You’ve put in the effort. You’ve taken the time to provide your students with useful feedback – identified their errors, addressed their misconceptions, explained what they should have done, directed them to further support, and used a positive, encouraging tone that lets them know you’re sure they’ll be able to do better next time. But when next time rolls around and you’ve finished marking the new set of papers, you have a sneaking suspicion that nobody read a word you wrote. And you’re absolutely convinced there wasn’t a soul who acted on it. Where did it all go wrong?
Well, could it have been that they don’t understand …
- the purpose of feedback?
- the relationship between feedback and grades?
- your feedback?
- what to do with the feedback?
Spoiler alert: students don’t all come with the knowledge, skills, motivation, and previous experiences they need to do well at university, especially those who have taken their time getting here – and those who have very little time to spare. Many of them may have missed the cues that should have let them know that time invested in reading, understanding, and addressing feedback is time well spent in terms of efficient, effective, and rewarding learning experiences. And better grades.
So, how can you improve your students’ feedback literacy?
- Be explicit and direct about:
- why feedback is important
- how it can help them achieve their goals
- what it looks like and where it will be
- how to decode it (particularly important if you use any kind of abbreviations or technical terminology)
- what will and will not be included (formative, evaluative, affirmative, instructive, explanatory, descriptive, and/or supportive comments)
- what to do with it, including strategies and resources for developing different skills. (I have created a handout/announcement for this purpose – call me and it’s yours!)

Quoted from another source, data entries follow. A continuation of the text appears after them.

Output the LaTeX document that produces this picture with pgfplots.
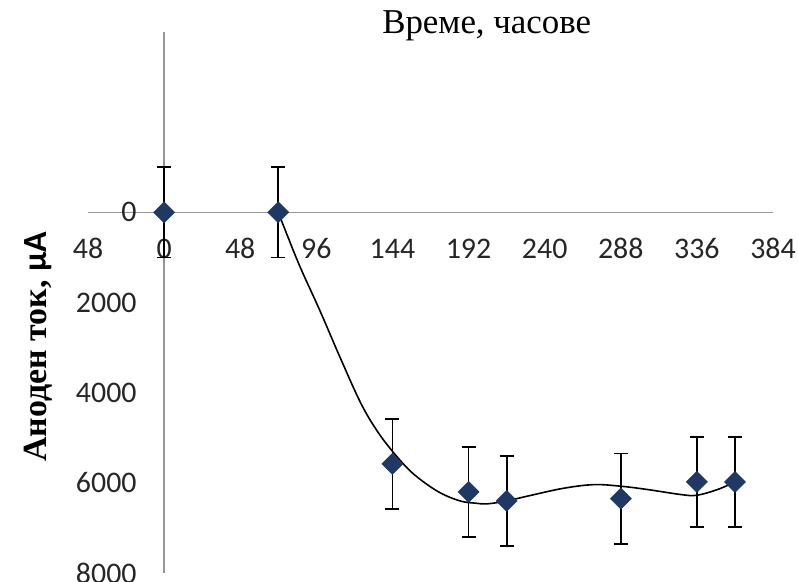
\documentclass[border=0pt]{standalone}
\usepackage{fontspec}
\setmainfont{Liberation Serif}
\newfontfamily\calibri{Carlito}
\usepackage{pgfplots}
\pgfplotsset{compat=1.18}
\definecolor{mk}{RGB}{31,56,100}
\definecolor{axg}{RGB}{150,150,150}
\pgfplotstableread{
x y err
0 0 1000
72 0 1000
144 5580 1000
192 6200 1000
216 6400 1000
288 6350 1000
336 5980 1000
360 5980 1000
}\meas
\begin{document}
\begin{tikzpicture}
\useasboundingbox (-88bp,-9bp) rectangle (710bp,573bp);
\begin{axis}[name=ax, at={(0,0)}, anchor=south west,
 scale only axis, width=685bp, height=541bp,
 axis lines=middle, axis line style={-, axg, line width=1.6bp},
 xmin=-48, xmax=384, ymin=-4000, ymax=8000, y dir=reverse,
 xtick={-48,0,48,96,144,192,240,288,336,384},
 xticklabels={48,0,48,96,144,192,240,288,336,384},
 ytick={0,2000,4000,6000,8000},
 major tick length=0pt,
 hide obscured x ticks=false, hide obscured y ticks=false,
 /pgf/number format/assume math mode=true,
 scaled y ticks=false,
 yticklabel style={/pgf/number format/1000 sep={}},
 tick label style={font=\calibri\fontsize{30}{32}\selectfont, text=black!85},
 x tick label style={anchor=base, yshift=-46bp, text height=19bp, text depth=0bp},
 y tick label style={xshift=-24bp},
 xlabel={Време, часове},
 xlabel style={at={(axis description cs:0.582,0.997)}, anchor=base, font=\fontsize{35}{40}\selectfont},
 ylabel={\textbf{Аноден ток, }{\calibri\bfseries μA}},
 ylabel style={at={(axis description cs:-0.06,0.418)}, anchor=base, rotate=90, font=\fontsize{34}{38}\selectfont},
 clip=false]
\addplot[only marks, mark=square*, mark size=7.5bp,
  mark options={rotate=45, fill=mk, draw=mk},
  error bars/.cd, y dir=both, y explicit,
  error bar style={black, line width=1.8bp},
  error mark options={rotate=90, black, line width=1.8bp, mark size=7bp}]
  table[x=x, y=y, y error=err] {\meas};
\addplot[black, line width=1.6bp, smooth, tension=0.6, no marks] coordinates {
(72,0) (78,540) (86,1230) (98.5,2200) (111,3220) (124,4230) (134,4830)
(144,5300) (155,5730) (166,6040) (176,6255) (187,6405) (196,6450)
(204,6465) (216,6400) (231,6280) (252,6120) (271,6040) (288,6075)
(305,6149) (326,6260) (336,6275) (349,6149) (360,5980)};
\end{axis}
\end{tikzpicture}
\end{document}
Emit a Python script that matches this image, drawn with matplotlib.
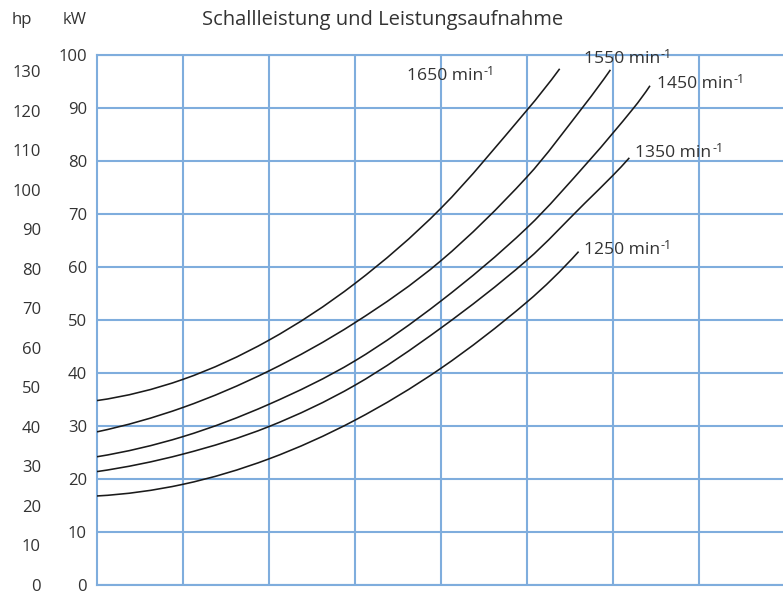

- the importance of taking responsibility for their own active learning using feedback
- Design a curriculum that takes a developmental approach to feedback:
- use feedback to authentically feed forward into subsequent assessments
- have students practise giving and receiving feedback based on marking rubrics for upcoming assessments in peer-learning tutorial activities
- at the very least, remind students to review and reflect on previous feedback before commencing their next assessment
- Choose an appropriate mode of feedback: written, verbal, audio, video, individual, group, etc. Mix it up: provide group feedback via an announcement, additional individualised written or video feedback embedded into the submissions, and invite students who need additional support to an online or face-to-face conference. Recognise also that feedback that is uni-directional is less effective and instructive than feedback that is interactive – is there a sustainable way to build in dialogue?
- Demonstrate your own commitment to learning from feedback by following up on common issues identified through the marking process with a focused study guide, workshop, or announcement. More simply, let your students know how you will change the subject or assessments after you have sought their feedback.
Feedback tells students what you know they need to know (i.e., how to improve their performance). If you communicate that information by highlighting its effect on outcomes they value (i.e., higher grades), there is a greater chance that they will attend to it.
Feedback literacy is a very powerful learning and teaching tool that encourages a growth mindset in students’ academic, personal, and professional endeavours. Done well, it will also save you the frustration of feeling like all the effort you put into providing comprehensive, instructive feedback has just been a waste of time!